10 Ways Animals Improve Mental Health
More and more, animals are becoming a part of people’s lives. According to a Harris Poll, more than 3 in 5 American households have pets. That’s 62% of families have one or more dogs, cats, birds, or pets like snakes, turtles, lizards, tarantulas, or any of the multitude of other non-traditional animals.
So how long have animals been in relationship with humans?
Researchers estimate that dogs first became domesticated between 18,800 and 32,100 years ago. In the beginning, one can imagine that these dogs provided assistance with hunting, protection, and a warning signal to alert humans to danger.
Pet animals have practical uses. The expression “it’s a three dog night” comes from the notion that it was so cold one needed three dogs to sleep with to keep warm. Cats hunt mice to protect grain. Goats have been utilized to clear brush. Even rats have been trained to detect land mines.
But, domesticated animals or pets provide more than practical help, as any pet owner will tell you. I’ve listed ten ways that pets improve mental health. If you have anything to add to the list, please comment below.
Here are ten ways that pets improve mental health.
- The act of stroking an animal has a calming effect and reduces anxiety. The softness of fur and the warmth of their skin is calming. Some studies have shown that petting an animal lowers blood pressure, too.
- A dog can make you get out of bed to take it on a walk, which has the advantage of both exercise and motivation to get moving. The exercise of walking increases endorphins which makes you feel good.
- Pets provide unconditional love. They don’t care if you haven’t showered, if you have a bad hair day, or if the house is a mess. Their love and affection are consistent. They ask for very little and love a great deal.
- Caring for something reminds you to care for yourself. If you’re going to go on a walk, you’ll get dressed and brush your hair. You may try to stay healthy for your animal’s sake, knowing they depend on you. Your dog insists on being fed and watered, which reminds you to eat and drink.

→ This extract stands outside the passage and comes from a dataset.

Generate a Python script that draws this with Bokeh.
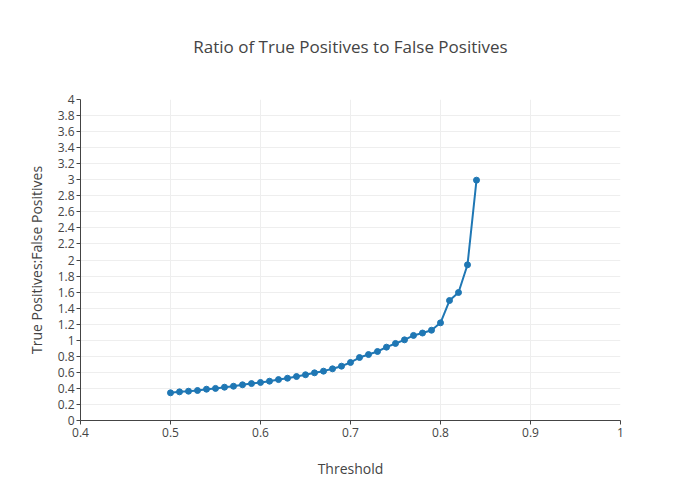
from bokeh.plotting import figure
from bokeh.models import FixedTicker, Range1d, Title
from bokeh.embed import file_html
from bokeh.resources import INLINE

threshold = [0.50, 0.51, 0.52, 0.53, 0.54, 0.55, 0.56, 0.57, 0.58, 0.59,
             0.60, 0.61, 0.62, 0.63, 0.64, 0.65, 0.66, 0.67, 0.68, 0.69,
             0.70, 0.71, 0.72, 0.73, 0.74, 0.75, 0.76, 0.77, 0.78, 0.79,
             0.80, 0.81, 0.82, 0.83, 0.84]
ratio = [0.345, 0.357, 0.365, 0.374, 0.39, 0.40, 0.415, 0.427, 0.445, 0.46,
         0.474, 0.49, 0.51, 0.527, 0.548, 0.57, 0.594, 0.615, 0.644, 0.677,
         0.723, 0.785, 0.822, 0.86, 0.914, 0.96, 1.005, 1.06, 1.09, 1.125,
         1.217, 1.495, 1.595, 1.94, 2.995]
x_ticks = [0.4, 0.5, 0.6, 0.7, 0.8, 0.9, 1.0]
y_ticks = [round(0.2 * i, 1) for i in range(21)]
title_text = "Ratio of True Positives to False Positives"

FONT = "Open Sans"
GREY = "#444444"

p = figure(width=684, height=484, output_backend="svg", toolbar_location=None,
           x_range=Range1d(0.4, 1.0), y_range=Range1d(0, 4),
           min_border_left=80, min_border_right=64, min_border_top=99,
           min_border_bottom=64)
p.title = None
p.outline_line_color = None
p.background_fill_color = "white"
p.border_fill_color = "white"

# spacer between the frame and the title (closest to the frame)
spacer = Title(text=" ", text_font=FONT, text_font_size="17px", standoff=17)
p.add_layout(spacer, "above")
main_title = Title(text=title_text, align="center", text_font=FONT,
                   text_font_size="17px", text_font_style="normal",
                   text_color=GREY, standoff=0)
p.add_layout(main_title, "above")

p.xaxis.ticker = FixedTicker(ticks=x_ticks)
p.yaxis.ticker = FixedTicker(ticks=y_ticks)
p.xaxis.major_label_overrides = {0.4: "0.4", 0.5: "0.5", 0.6: "0.6", 0.7: "0.7",
                                 0.8: "0.8", 0.9: "0.9", 1.0: "1"}
p.yaxis.major_label_overrides = {t: ("%g" % t) for t in y_ticks}

for ax in (p.xaxis, p.yaxis):
    ax.axis_line_color = GREY
    ax.axis_line_width = 1
    ax.major_tick_line_color = GREY
    ax.major_tick_in = 0
    ax.major_tick_out = 4
    ax.minor_tick_line_color = None
    ax.major_label_text_font = FONT
    ax.major_label_text_font_size = "12px"
    ax.major_label_text_color = GREY
    ax.axis_label_text_font = FONT
    ax.axis_label_text_font_size = "14px"
    ax.axis_label_text_color = GREY
    ax.axis_label_text_font_style = "normal"

p.xaxis.axis_label = "Threshold"
p.yaxis.axis_label = "True Positives:False Positives"
p.xaxis.major_label_standoff = 3
p.yaxis.major_label_standoff = 2
p.xaxis.axis_label_standoff = 19
p.yaxis.axis_label_standoff = 9

p.xgrid.grid_line_color = "#eeeeee"
p.ygrid.grid_line_color = "#eeeeee"
p.xgrid.grid_line_width = 1
p.ygrid.grid_line_width = 1

p.line(threshold, ratio, line_color="#1f77b4", line_width=2)
p.scatter(threshold, ratio, size=6, fill_color="#1f77b4", line_color="#1f77b4")

open("out.html", "w").write(file_html(p, INLINE))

- Pets are fun. They’re fun to watch, to play with, to engage with. Parrots talk and whistle. Dogs chase and roll and learn tricks. Cats leap on the wall, trying to capture the laser dot.
- Animals give you something to talk about. Are you unsure of what to say in a situation? Ask someone about their pets, and tell them about yours. People love to talk about their pets almost as much as they love to talk about their kids, and sometimes more.
- Pets help you make friends. Dog people gather at dog parks. Bird lovers go to bird conventions. All types of pet lovers volunteer at animal shelters. Pets are a great icebreaker too. Taking your dog on a walk often leads to interactions with others. And commenting on someone else’s pet can be the start of a friendship.
- Helping animals can increase self-esteem. There are many places that need animal lovers to volunteer. Rescues, animal shelters, and wildlife centers can all use help. Even food pantries are in need of food for people’s pets. Giving of your time and energy will make you feel better about yourself and is something you can look forward to. It even looks good on a resume!
- Pets help those who are sick, sad, or lonely. All sorts of animals can be certified as therapy animals. Therapy animals go into hospitals, schools, retirement homes, and even libraries to help uplift people’s mood, provide a listening ear to help kids read, and be a much needed distraction to an otherwise monotonous day.
- Animals just make you feel good. A much needed lick on the face, a cat purring on your lap, petting a rabbit, watching fish, and holding a hamster are wonderful. Pets listen without judgement and without criticism. Hugging a dog and crying into his fur help release stress.
Even if you don’t own an animal, you can reap the benefits of one by visiting a shelter to walk the dogs or hold the cats. You can hang out with a friend who has pets. You could go bird watching or swim with the dolphins or go to a zoo.
Animals cannot replace medication that’s needed for mental health problems or psychotherapy for significant problems, but they can definitely help in many ways. This list is only a small part of the roles animals can play in your life. Opening your home to nonhuman creatures will forever change your life in a myriad of positive, interesting, and wonderful ways.